__DATA LINES__
^^^^^^^^^^^^^^^^
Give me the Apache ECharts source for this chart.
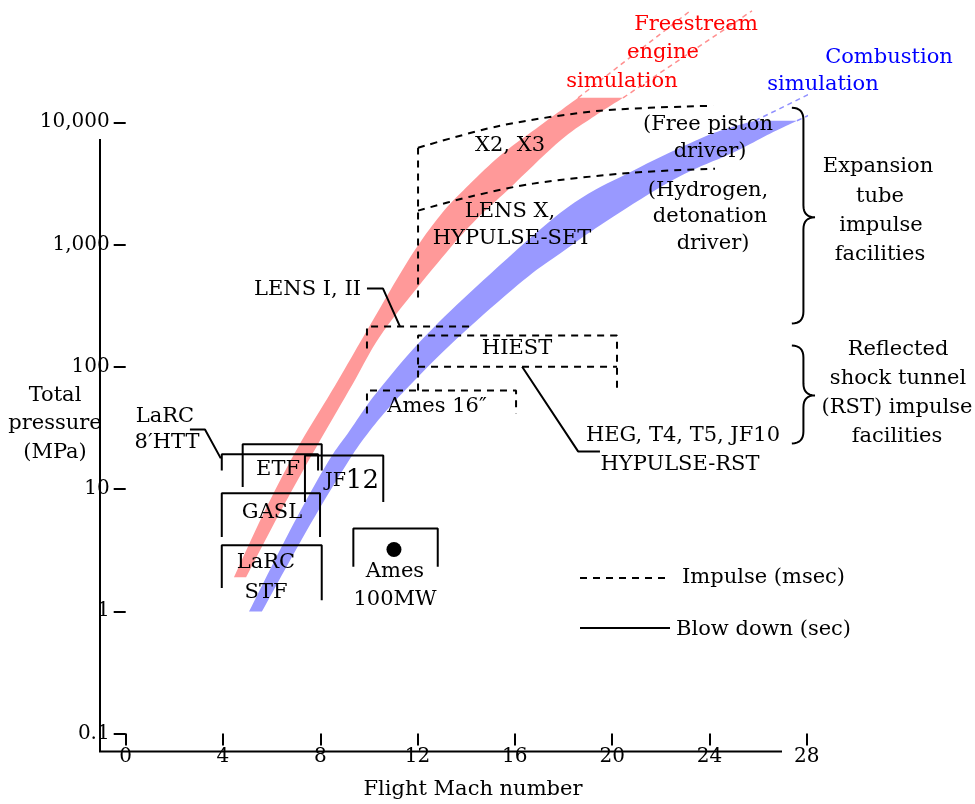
<!DOCTYPE html>
<html>
<head>
<meta charset="utf-8">
<script src="https://cdn.jsdelivr.net/npm/echarts@6/dist/echarts.min.js"></script>
<style>
html, body { margin: 0; padding: 0; background: #fff; }
#chart { width: 975px; height: 804px; }
</style>
</head>
<body>
<div id="chart"></div>
<script>
var chart = echarts.init(document.getElementById('chart'));

// axis ticks
var machTicks = [0, 4, 8, 12, 16, 20, 24, 28];
var pressureTicks = [0.1, 1, 10, 100, 1000, 10000];

// simulation bands, [Mach, MPa]
var freestreamUpper = [[4.45, 1.90], [5.73, 6.70], [7.08, 21.9], [8.61, 70.3], [9.92, 198], [11.69, 782],
	[12.92, 1722], [13.87, 2756], [15.39, 5320], [17.03, 9360], [18.60, 15850]];
var freestreamLower = [[4.95, 1.90], [6.39, 6.70], [7.83, 21.9], [9.30, 70.3], [10.62, 198], [13.01, 782],
	[14.36, 1567], [15.68, 2756], [17.86, 7060], [19.30, 11300], [20.45, 15850]];
var combustionUpper = [[5.07, 0.993], [6.76, 4.60], [8.28, 16.2], [9.22, 30.2], [10.29, 60.5], [12.22, 170],
	[14.69, 507], [18.15, 2000], [20.86, 4020], [23.61, 7340], [24.85, 9020], [25.88, 10290]];
var combustionLower = [[5.60, 0.993], [7.45, 4.60], [9.10, 16.2], [10.05, 30.2], [11.36, 60.5], [13.62, 170],
	[16.34, 507], [17.86, 843], [19.79, 1567], [22.67, 3520], [24.97, 5640], [26.49, 8060], [27.60, 10290]];
var freestreamExt = [[[18.60, 15850], [23.21, 81500]], [[20.45, 15850], [25.75, 81500]]];
var combustionExt = [[[25.88, 10290], [31.55, 37000]], [[27.60, 10290], [34.22, 41400]]];

// impulse facilities (dashed)
var x2x3 = [[12.02, 368], [12.02, 6190], [15.39, 9360], [19.50, 12420], [24.15, 13640]];
var lensX = [[12.02, 1892], [14.16, 2461], [16.75, 3147], [20.86, 3870], [24.23, 4170]];
var lensI = [[9.92, 141], [9.92, 213], [14.16, 213], [14.16, 198]];
var hiest = [[12.02, 64], [12.02, 180], [20.20, 180], [20.20, 64]];
var hiestMid = [[12.02, 100], [20.20, 100]];
var ames16 = [[9.92, 41.5], [9.92, 64], [16.05, 64], [16.05, 41.5]];

// blow down facilities (solid)
var larc8 = [[3.95, 14.2], [3.95, 19.2], [7.91, 19.2], [7.91, 14.2]];
var etf = [[4.81, 10.4], [4.81, 23.2], [8.06, 23.2], [8.06, 14.2]];
var jf12 = [[7.37, 7.83], [7.37, 18.8], [10.59, 18.8], [10.59, 7.83]];
var gasl = [[3.95, 4.05], [3.95, 9.23], [7.99, 9.23], [7.99, 4.05]];
var larcStf = [[3.95, 1.55], [3.95, 3.47], [8.06, 3.47], [8.06, 1.23]];
var ames100 = [[9.36, 2.31], [9.36, 4.75], [12.83, 4.75], [12.83, 2.31]];
var ames100Point = [[11.03, 3.20]];

// leader lines
var larc8Leader = [[2.64, 30.7], [3.26, 30.7], [3.91, 17.8]];
var lensILeader = [[9.92, 436], [10.58, 436], [11.28, 213]];
var hegLeader = [[16.30, 100], [18.60, 20.3], [19.50, 20.3]];

// braces: [Mach left, Mach tip, MPa top, MPa tip, MPa bottom]
var braces = [[27.39, 28.34, 13130, 1668, 226], [27.39, 28.34, 149, 58.3, 23.6]];

var FONT = '"DejaVu Serif"';

function seg(data, dashed, color, width, smooth) {
	return {
		type: 'line',
		data: data,
		symbol: 'none',
		clip: false,
		silent: true,
		smooth: smooth || false,
		z: 4,
		lineStyle: {
			color: color || '#000',
			width: width || 2,
			type: dashed ? [7, 6] : 'solid'
		}
	};
}

// catmull-rom through pixel points
function spline(pts, steps) {
	var out = [pts[0]];
	for (var i = 0; i < pts.length - 1; i++) {
		var p0 = pts[Math.max(i - 1, 0)], p1 = pts[i], p2 = pts[i + 1], p3 = pts[Math.min(i + 2, pts.length - 1)];
		for (var s = 1; s <= steps; s++) {
			var t = s / steps, t2 = t * t, t3 = t2 * t;
			out.push([0, 1].map(function(k) {
				return 0.5 * (2 * p1[k] + (-p0[k] + p2[k]) * t + (2 * p0[k] - 5 * p1[k] + 4 * p2[k] - p3[k]) * t2 +
					(-p0[k] + 3 * p1[k] - 3 * p2[k] + p3[k]) * t3);
			}));
		}
	}
	return out;
}

function band(upper, lower, color) {
	return {
		type: 'custom',
		silent: true,
		z: 2,
		data: [[14, 100]],
		renderItem: function(params, api) {
			var up = spline(upper.map(function(p) { return api.coord(p); }), 10);
			var lo = spline(lower.map(function(p) { return api.coord(p); }), 10);
			return { type: 'polygon', shape: { points: up.concat(lo.reverse()) }, style: { fill: color } };
		}
	};
}

// quadratic curve points
function quad(a, c, b, n) {
	var out = [];
	for (var i = 1; i <= n; i++) {
		var t = i / n;
		out.push([(1 - t) * (1 - t) * a[0] + 2 * t * (1 - t) * c[0] + t * t * b[0],
			(1 - t) * (1 - t) * a[1] + 2 * t * (1 - t) * c[1] + t * t * b[1]]);
	}
	return out;
}

var braceSeries = {
	type: 'custom',
	silent: true,
	z: 4,
	data: braces,
	renderItem: function(params, api) {
		var xl = api.coord([api.value(0), api.value(2)])[0];
		var xt = api.coord([api.value(1), api.value(2)])[0];
		var yt = api.coord([api.value(0), api.value(2)])[1];
		var ym = api.coord([api.value(0), api.value(3)])[1];
		var yb = api.coord([api.value(0), api.value(4)])[1];
		var xs = (xl + xt) / 2, r = 12;
		var pts = [[xl, yt]];
		pts = pts.concat(quad([xl, yt], [xs, yt], [xs, yt + r], 8));
		pts.push([xs, ym - r]);
		pts = pts.concat(quad([xs, ym - r], [xs, ym], [xt, ym], 8));
		pts = pts.concat(quad([xt, ym], [xs, ym], [xs, ym + r], 8));
		pts.push([xs, yb - r]);
		pts = pts.concat(quad([xs, yb - r], [xs, yb], [xl, yb], 8));
		return { type: 'polyline', shape: { points: pts }, style: { stroke: '#000', lineWidth: 2, fill: null } };
	}
};

// annotation texts: [text, x, y, align, color]
var labels = [
	['Freestream', 696, 25, 'center', '#ff0000'],
	['engine', 663, 53, 'center', '#ff0000'],
	['simulation', 622, 82, 'center', '#ff0000'],
	['Combustion', 889, 58, 'center', '#0000ff'],
	['simulation', 823, 85, 'center', '#0000ff'],
	['X2, X3', 510, 146, 'center'],
	['(Free piston', 708, 125, 'center'],
	['driver)', 710, 152, 'center'],
	['(Hydrogen,', 708, 191, 'center'],
	['detonation', 710, 217, 'center'],
	['driver)', 713, 244, 'center'],
	['LENS X,', 510, 212, 'center'],
	['HYPULSE-SET', 512, 239, 'center'],
	['Expansion', 878, 167, 'center'],
	['tube', 880, 197, 'center'],
	['impulse', 881, 226, 'center'],
	['facilities', 880, 255, 'center'],
	['LENS I, II', 361, 290, 'right'],
	['HIEST', 517, 349, 'center'],
	['Reflected', 898, 350, 'center'],
	['shock tunnel', 898, 379, 'center'],
	['(RST) impulse', 897, 408, 'center'],
	['facilities', 897, 437, 'center'],
	['Ames 16\u2033', 437, 407, 'center'],
	['HEG, T4, T5, JF10', 683, 436, 'center'],
	['HYPULSE-RST', 680, 465, 'center'],
	['LaRC', 165, 417, 'center'],
	['8\u2032HTT', 167, 443, 'center'],
	['ETF', 278, 470, 'center'],
	['GASL', 272, 513, 'center'],
	['LaRC', 266, 563, 'center'],
	['STF', 266, 593, 'center'],
	['Ames', 395, 572, 'center'],
	['100MW', 395, 600, 'center'],
	['Impulse (msec)', 682, 578, 'left'],
	['Blow down (sec)', 676, 630, 'left'],
	['Total', 55, 396, 'center'],
	['pressure', 55, 424, 'center'],
	['(MPa)', 55, 453, 'center'],
	['Flight Mach number', 473, 790, 'center']
];

var graphics = labels.map(function(l) {
	return {
		type: 'text', z: 10, silent: true,
		style: {
			text: l[0], x: l[1], y: l[2], font: '21px ' + FONT, fill: l[4] || '#000',
			align: l[3], textAlign: l[3], verticalAlign: 'middle', textVerticalAlign: 'middle'
		}
	};
});
graphics.push({
	type: 'text', z: 10, silent: true,
	style: {
		text: '{a|JF}{b|12}', x: 352, y: 481, align: 'center', textAlign: 'center',
		verticalAlign: 'middle', textVerticalAlign: 'middle', fill: '#000',
		rich: { a: { font: '19px ' + FONT, fill: '#000' }, b: { font: '26px ' + FONT, fill: '#000' } }
	}
});
// axis lines and legend keys
graphics.push(
	{ type: 'line', z: 10, shape: { x1: 100, y1: 139, x2: 100, y2: 752 }, style: { stroke: '#000', lineWidth: 2 } },
	{ type: 'line', z: 10, shape: { x1: 99, y1: 751.5, x2: 782, y2: 751.5 }, style: { stroke: '#000', lineWidth: 2 } },
	{ type: 'line', z: 10, shape: { x1: 580, y1: 578, x2: 665, y2: 578 }, style: { stroke: '#000', lineWidth: 2, lineDash: [7, 6] } },
	{ type: 'line', z: 10, shape: { x1: 580, y1: 628, x2: 670, y2: 628 }, style: { stroke: '#000', lineWidth: 2 } }
);

var series = [
	band(freestreamUpper, freestreamLower, '#ff9999'),
	band(combustionUpper, combustionLower, '#9999ff')
];
freestreamExt.forEach(function(d) {
	var s = seg(d, true, '#ff8f8f', 1.5); s.lineStyle.type = [5, 4]; series.push(s);
});
combustionExt.forEach(function(d) {
	var s = seg(d, true, '#8f8fff', 1.5); s.lineStyle.type = [5, 4]; series.push(s);
});
series.push(seg(x2x3.slice(0, 2), true));
series.push(seg(x2x3.slice(1), true, null, null, 0.3));
series.push(seg(lensX, true, null, null, 0.3));
[lensI, hiest, hiestMid, ames16].forEach(function(d) { series.push(seg(d, true)); });
[larc8, etf, jf12, gasl, larcStf, ames100, larc8Leader, lensILeader, hegLeader].forEach(function(d) { series.push(seg(d, false)); });
series.push({
	type: 'scatter', data: ames100Point, symbolSize: 15, silent: true, z: 5,
	itemStyle: { color: '#000', opacity: 1 }
});
series.push(braceSeries);

var option = {
	animation: false,
	grid: { left: 125.7, right: 168.3, top: -1, bottom: 70.5 },
	xAxis: {
		type: 'value', min: machTicks[0], max: machTicks[machTicks.length - 1], interval: 4,
		axisLine: { show: false },
		axisTick: { length: 12, lineStyle: { color: '#000', width: 2 } },
		axisLabel: { margin: 13, color: '#000', fontSize: 20, fontFamily: FONT },
		splitLine: { show: false }
	},
	yAxis: {
		type: 'log', logBase: 10, min: pressureTicks[0], max: 100000, splitNumber: 6,
		axisLine: { show: false },
		axisTick: { length: 12, customValues: pressureTicks, lineStyle: { color: '#000', width: 2 } },
		axisLabel: {
			margin: 16, color: '#000', fontSize: 20, fontFamily: FONT, customValues: pressureTicks,
			formatter: function(v) {
				if (v > pressureTicks[pressureTicks.length - 1] * 1.01) return '';
				return v >= 1000 ? Math.round(v).toLocaleString('en-US') : String(+v.toPrecision(3));
			}
		},
		minorTick: { show: false },
		splitLine: { show: false }
	},
	graphic: { elements: graphics },
	series: series
};
chart.setOption(option);
</script>
</body>
</html>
^^^^^^^^^^^^^^^^
__BRIEF__
Give back exactly the lines from the first line of the data through the line with "var chart = echarts.init(document.getElementById('chart'));", pictures excluded.

__THE COMPLETED TASK__
Give me the Apache ECharts source for this chart.
<!DOCTYPE html>
<html>
<head>
<meta charset="utf-8">
<script src="https://cdn.jsdelivr.net/npm/echarts@6/dist/echarts.min.js"></script>
<style>
html, body { margin: 0; padding: 0; background: #fff; }
#chart { width: 975px; height: 804px; }
</style>
</head>
<body>
<div id="chart"></div>
<script>
var chart = echarts.init(document.getElementById('chart'));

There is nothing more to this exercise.